5 Things You Need To Know About How The SD-WAN Market Is Changing
SD-WAN Growth Shows No Sign Of Slowing
Drew Lydecker, president and co-founder of AVANT – a distributor and channel sales enablement company -- said he has doubled the size of his Chicago workforce in anticipation of the coming SD-WAN boom that is heralded, in part, by Oracle’s acquisition of Talari.
“SD-WAN is just one of the massive disruption technologies that are taking place in IT today,” he told CRN. “I think that’s why we often go and tell people, this is the golden era of the trusted adviser. What I mean by that is, if you’re in IT right now, if you’re on an IT staff, if you’re in a large company, you’re looking to make changes, to do things better, and disruption is all around you. Everywhere you turn is disruption.”
Avant partnered with the San Jose, Calif.-based Talari in January 2017 to drive SD-WAN adoption and sales in the channel, using its own network of channel agents. AVANT is the first and only master agent distributing Talari services. In less than two years, AVANT’s channel of hundreds of Trusted Advisors has grown to be among the largest Talari channel partner network in the world, the company said.
“These are technologies that can fundamentally change how a company is perceived both internally and externally,” he said. “As we become more and more of an API economy, technologies that are going to make applications dance, they’re going to accelerate faster than anybody can possibly imagine. The only constant right now, is the rate of change. It’s getting faster and faster.”

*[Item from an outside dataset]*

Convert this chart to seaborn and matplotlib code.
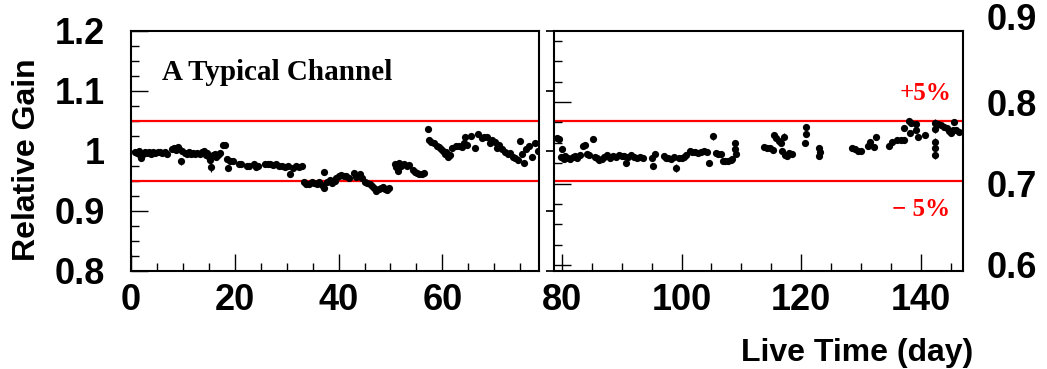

Here’s an edited version of CRN’s interview with Lydecker about the SD-WAN market’s future.
What does it mean to the SD-WAN market now that Oracle has now stepped in?

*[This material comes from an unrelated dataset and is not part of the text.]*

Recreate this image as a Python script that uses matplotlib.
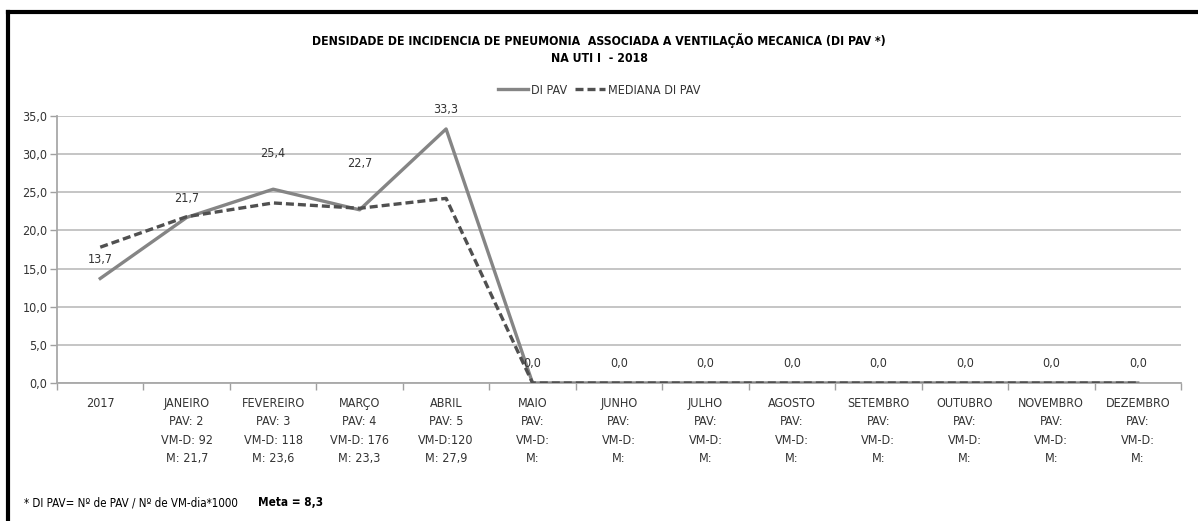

It just validates what we’re out there preaching, day in and day out. Talari was a disruptor. That’s a fact. Oracle saw that, but also saw the potential to it.
What I saw and what I believe is going to take place is, we’re going to have a company like Talari, with an industry stalwart that is going to help fund and expand the growth of this technology and we’re going to be a part of it. We’re out there educating the trusted advisor community, the VAR community, the MSP community on the power of this technology. For Oracle to now be the backer of Talari, just is going to set it on fire. I believe they’ll give them the resources they need, the people they need, and just help expand this rocket ship we were already on.
Why do you think SD-WAN is still such a hot technology? What is driving that?
Fifty percent of Wide Area Networking technology today is going to the cloud. That means it’s not going to any of your locations. It’s going to somebody else’s location who is in charge of that particular workload or application. SD-WAN gives you the ability to control that, to prioritize that, to do things you’d never be able to do with just standard routers. And so to me, if you look at Cisco’s acquisition of Viptela, if you look at VMware getting into this, and now Oracle, the cloud is really pushing all of this. I think Oracle was smart to pick off somebody who can enable their cloud services even more. They have a tremendous customer base. It’s very well known. Very successful company. Anything they can do to give their cloud experience an edge is smart. Talari is going to do just that.
What has been your experience with how quickly the market has embraced SD-WAN, and how are you responding to the demand?
Our SD-WAN business is one of the fastest growing sections of our business, hands down. It is accelerating almost as fast as anything we have. We represent all the industry leaders in this space. We’ve built an entire practice around it. We’ve got an entire engineering staff around it. We’ve built technology to figure out what is the right fit, because not all of them are the same. This isn’t a commodity-based technology at all. They’re all very different. So we’ve developed a whole practice around it. We have virtually doubled the size of the company in the last 12 months, just to get ready for the demand of this technology. So we’re ready for it. We predicted it. This just validates it.
Who is going to be the next big player, after Oracle, to jump into SD-WAN?
I wouldn’t be surprised if Microsoft does. To me, Microsoft is continuing to move to the cloud and they’re one of the companies pushing the applications and the workload to leave traditional data centers and move into their cloud. If there are tools out there, that are going to accelerate that experience, I think they’re going to get involved. I think anybody that is building as-a-service applications, as-a-service products.
I definitely see another big cloud company, Microsoft, or Google, definitely thinking about getting into this. You can never count out Amazon. You can’t count out Google, and you can count in Microsoft. Those are all companies building applications that need performance enhancements and the SD-WAN movement is doing just that.
If the big names are going after this technology, who do you think they are going to target? Which company will be the next Talari?
I think you’ve got a lot of different types of companies. You have the providers that are doing layer two, where they have their own backbone. Different than a device business. You have the Cato (Networks)’s out of Israel, who are growing very fast. You’ve got the Aryakas of the world, who are very much market leaders in that layer 2. You’ve got companies like Masergy, which are coming at it from a different approach as well. You’ve got companies like CloudGenix, which is a standalone company as well. It’s tough to say. The market is still in its infancy. There are a lot of little players out there, so I think it’s a wide-open space.